**** INPUT ****

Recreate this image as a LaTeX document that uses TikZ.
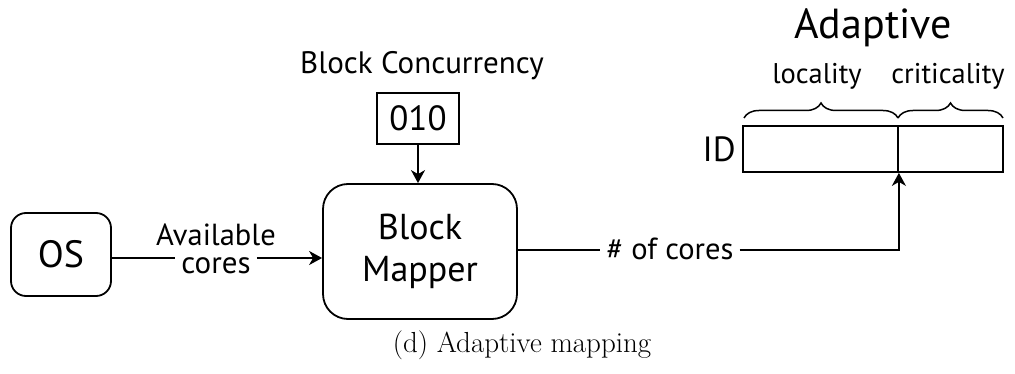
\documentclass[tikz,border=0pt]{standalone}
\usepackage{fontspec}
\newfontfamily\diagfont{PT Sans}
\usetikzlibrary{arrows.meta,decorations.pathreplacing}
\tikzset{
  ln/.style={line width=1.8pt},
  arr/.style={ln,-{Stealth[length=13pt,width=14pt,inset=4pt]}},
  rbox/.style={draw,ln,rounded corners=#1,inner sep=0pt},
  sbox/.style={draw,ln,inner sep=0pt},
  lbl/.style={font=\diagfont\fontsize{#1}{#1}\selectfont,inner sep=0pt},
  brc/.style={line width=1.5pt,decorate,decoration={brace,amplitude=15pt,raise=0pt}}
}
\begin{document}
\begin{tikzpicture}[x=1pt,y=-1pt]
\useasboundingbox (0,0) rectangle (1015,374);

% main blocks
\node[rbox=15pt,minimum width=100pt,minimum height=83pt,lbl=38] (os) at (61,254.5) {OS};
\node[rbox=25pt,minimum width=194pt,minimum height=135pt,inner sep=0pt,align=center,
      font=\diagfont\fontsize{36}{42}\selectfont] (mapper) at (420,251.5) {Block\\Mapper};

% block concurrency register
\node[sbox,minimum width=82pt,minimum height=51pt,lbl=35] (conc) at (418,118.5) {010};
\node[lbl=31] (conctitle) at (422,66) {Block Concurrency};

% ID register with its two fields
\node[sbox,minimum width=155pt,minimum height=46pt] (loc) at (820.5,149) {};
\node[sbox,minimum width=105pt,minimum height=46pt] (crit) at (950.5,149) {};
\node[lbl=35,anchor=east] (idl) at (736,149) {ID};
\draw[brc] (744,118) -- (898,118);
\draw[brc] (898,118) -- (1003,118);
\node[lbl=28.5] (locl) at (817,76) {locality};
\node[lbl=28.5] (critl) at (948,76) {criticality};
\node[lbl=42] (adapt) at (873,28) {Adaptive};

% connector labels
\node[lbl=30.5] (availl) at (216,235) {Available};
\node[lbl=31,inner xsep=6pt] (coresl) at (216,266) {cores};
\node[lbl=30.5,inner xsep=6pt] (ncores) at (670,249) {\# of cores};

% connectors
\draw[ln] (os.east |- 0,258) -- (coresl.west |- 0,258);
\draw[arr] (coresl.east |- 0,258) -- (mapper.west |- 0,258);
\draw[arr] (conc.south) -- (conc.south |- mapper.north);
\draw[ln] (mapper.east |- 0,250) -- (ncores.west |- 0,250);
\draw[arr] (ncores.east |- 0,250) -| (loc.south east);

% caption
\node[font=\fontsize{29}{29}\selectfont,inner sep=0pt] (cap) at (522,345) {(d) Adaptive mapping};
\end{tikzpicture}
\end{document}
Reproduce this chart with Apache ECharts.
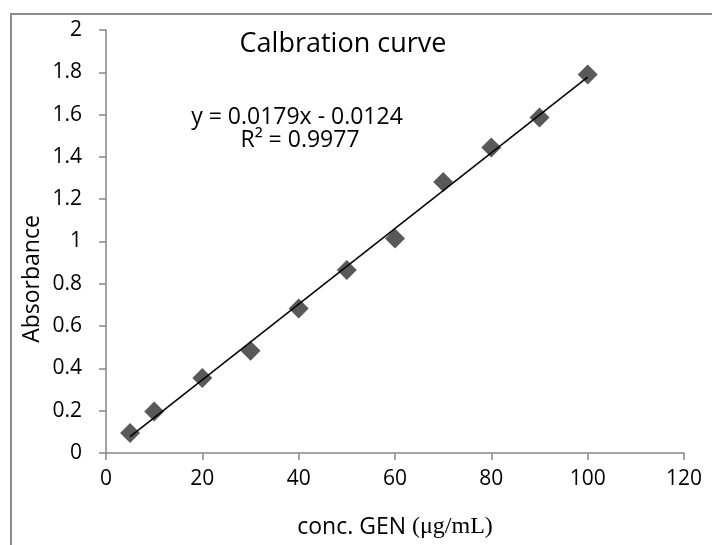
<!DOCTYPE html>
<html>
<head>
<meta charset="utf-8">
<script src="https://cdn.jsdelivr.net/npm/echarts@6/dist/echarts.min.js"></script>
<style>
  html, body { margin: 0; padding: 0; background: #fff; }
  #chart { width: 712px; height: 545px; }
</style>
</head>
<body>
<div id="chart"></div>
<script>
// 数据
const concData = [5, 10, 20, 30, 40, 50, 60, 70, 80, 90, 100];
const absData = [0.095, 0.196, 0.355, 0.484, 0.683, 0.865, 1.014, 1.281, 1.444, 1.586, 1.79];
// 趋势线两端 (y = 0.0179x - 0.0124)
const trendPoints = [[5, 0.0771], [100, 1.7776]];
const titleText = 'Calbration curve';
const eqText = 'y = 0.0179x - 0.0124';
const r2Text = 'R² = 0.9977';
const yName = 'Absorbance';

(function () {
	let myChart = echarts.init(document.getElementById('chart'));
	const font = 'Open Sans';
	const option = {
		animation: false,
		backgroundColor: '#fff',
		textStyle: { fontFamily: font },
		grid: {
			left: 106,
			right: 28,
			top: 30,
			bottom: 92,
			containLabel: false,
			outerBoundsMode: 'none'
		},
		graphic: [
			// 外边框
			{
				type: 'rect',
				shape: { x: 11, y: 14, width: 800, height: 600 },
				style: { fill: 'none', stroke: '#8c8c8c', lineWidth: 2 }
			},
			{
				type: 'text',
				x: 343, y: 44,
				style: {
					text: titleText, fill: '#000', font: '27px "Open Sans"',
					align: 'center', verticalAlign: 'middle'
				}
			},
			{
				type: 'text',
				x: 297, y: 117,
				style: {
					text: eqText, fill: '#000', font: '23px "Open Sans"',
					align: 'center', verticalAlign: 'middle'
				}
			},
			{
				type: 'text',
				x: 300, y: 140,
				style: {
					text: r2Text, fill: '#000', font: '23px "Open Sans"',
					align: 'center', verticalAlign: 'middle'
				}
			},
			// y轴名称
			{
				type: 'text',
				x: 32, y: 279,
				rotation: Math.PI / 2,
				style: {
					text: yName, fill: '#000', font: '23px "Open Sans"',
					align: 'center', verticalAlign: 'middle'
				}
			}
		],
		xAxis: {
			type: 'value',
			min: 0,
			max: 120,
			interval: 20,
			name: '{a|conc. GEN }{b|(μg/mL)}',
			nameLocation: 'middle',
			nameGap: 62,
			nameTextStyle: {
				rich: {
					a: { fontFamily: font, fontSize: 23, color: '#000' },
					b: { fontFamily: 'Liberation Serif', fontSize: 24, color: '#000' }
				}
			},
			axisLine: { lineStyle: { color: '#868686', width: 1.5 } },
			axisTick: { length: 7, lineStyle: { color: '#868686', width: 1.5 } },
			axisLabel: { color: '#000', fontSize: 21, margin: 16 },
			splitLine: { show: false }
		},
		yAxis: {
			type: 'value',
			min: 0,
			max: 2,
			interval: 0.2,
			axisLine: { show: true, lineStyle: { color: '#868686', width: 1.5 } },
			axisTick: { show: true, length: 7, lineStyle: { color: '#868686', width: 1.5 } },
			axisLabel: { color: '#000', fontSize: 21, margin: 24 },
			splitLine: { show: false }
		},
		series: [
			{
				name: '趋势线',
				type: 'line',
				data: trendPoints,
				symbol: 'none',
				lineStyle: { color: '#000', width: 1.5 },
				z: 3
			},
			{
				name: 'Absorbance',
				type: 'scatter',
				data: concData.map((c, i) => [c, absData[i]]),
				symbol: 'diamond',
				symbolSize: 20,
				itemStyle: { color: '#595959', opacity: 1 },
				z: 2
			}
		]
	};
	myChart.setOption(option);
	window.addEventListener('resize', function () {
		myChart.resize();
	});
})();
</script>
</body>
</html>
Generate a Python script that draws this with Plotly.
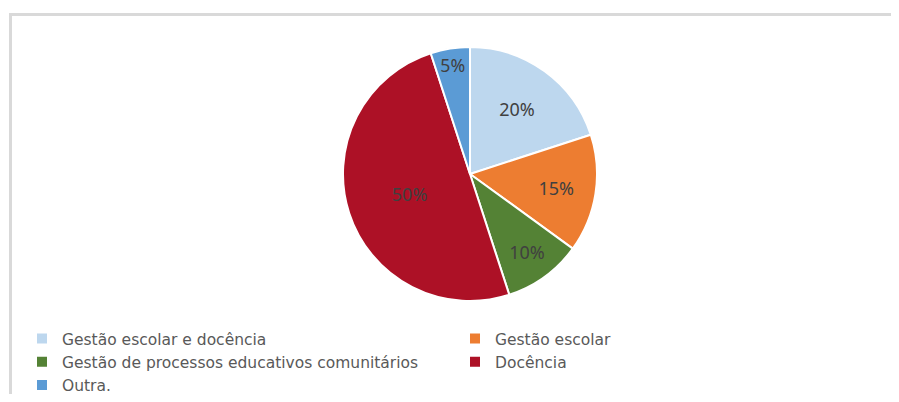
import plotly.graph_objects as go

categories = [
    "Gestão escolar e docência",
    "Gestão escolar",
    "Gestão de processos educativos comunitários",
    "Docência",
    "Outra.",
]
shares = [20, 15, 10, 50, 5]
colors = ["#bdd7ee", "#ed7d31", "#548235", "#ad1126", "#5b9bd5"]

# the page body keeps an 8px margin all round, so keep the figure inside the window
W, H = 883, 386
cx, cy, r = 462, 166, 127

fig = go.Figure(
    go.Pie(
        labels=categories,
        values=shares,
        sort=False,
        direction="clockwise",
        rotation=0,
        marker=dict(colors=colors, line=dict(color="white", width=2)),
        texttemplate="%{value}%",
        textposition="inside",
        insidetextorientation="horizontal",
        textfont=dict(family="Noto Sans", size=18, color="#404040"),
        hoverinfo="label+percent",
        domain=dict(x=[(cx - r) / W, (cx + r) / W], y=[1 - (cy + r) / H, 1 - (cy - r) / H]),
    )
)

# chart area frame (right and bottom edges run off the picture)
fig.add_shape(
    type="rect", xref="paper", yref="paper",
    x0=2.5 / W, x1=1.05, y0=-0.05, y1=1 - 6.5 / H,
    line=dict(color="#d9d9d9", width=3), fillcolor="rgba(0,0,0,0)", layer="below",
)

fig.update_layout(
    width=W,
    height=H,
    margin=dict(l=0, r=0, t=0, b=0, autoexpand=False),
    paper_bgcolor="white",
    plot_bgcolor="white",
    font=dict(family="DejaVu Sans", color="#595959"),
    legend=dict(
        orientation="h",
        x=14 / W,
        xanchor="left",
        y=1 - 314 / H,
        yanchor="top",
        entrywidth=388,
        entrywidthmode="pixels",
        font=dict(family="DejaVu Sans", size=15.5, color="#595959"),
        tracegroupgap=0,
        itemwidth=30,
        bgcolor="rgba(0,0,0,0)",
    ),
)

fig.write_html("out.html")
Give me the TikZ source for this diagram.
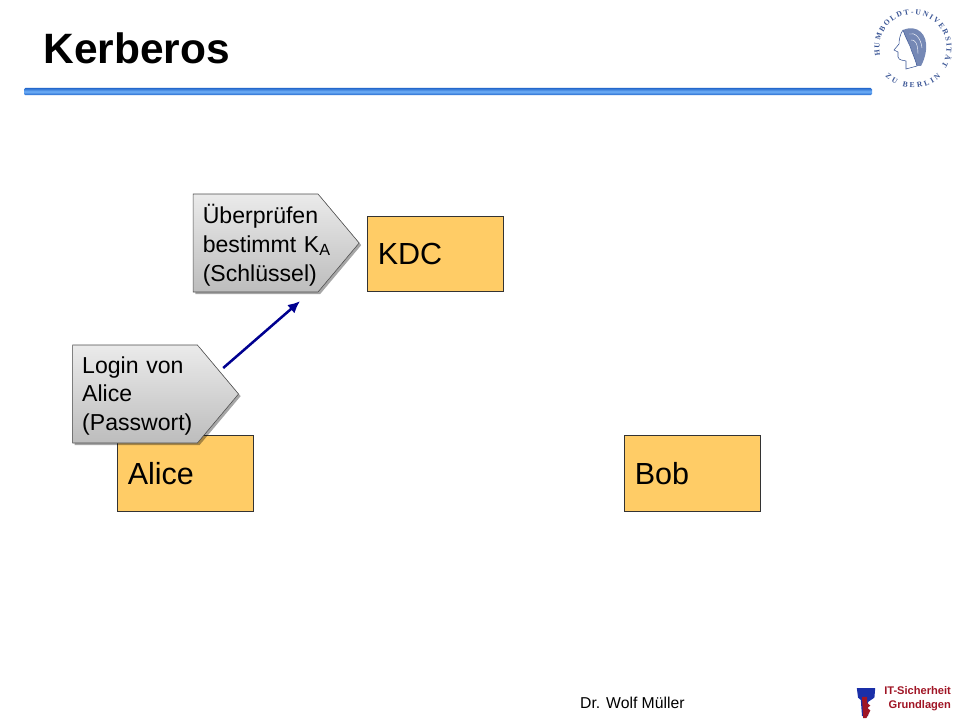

****

** INSTRUCTIONS TO FOLLOW **
The lines you need run from the one containing "Generate a Python" down to the one containing "cx, cy, r = 462, 166, 127"; print them exactly, both ends included, and leave out pictures.

** FULL RESPONSE **
Generate a Python script that draws this with Plotly.
import plotly.graph_objects as go

categories = [
    "Gestão escolar e docência",
    "Gestão escolar",
    "Gestão de processos educativos comunitários",
    "Docência",
    "Outra.",
]
shares = [20, 15, 10, 50, 5]
colors = ["#bdd7ee", "#ed7d31", "#548235", "#ad1126", "#5b9bd5"]

# the page body keeps an 8px margin all round, so keep the figure inside the window
W, H = 883, 386
cx, cy, r = 462, 166, 127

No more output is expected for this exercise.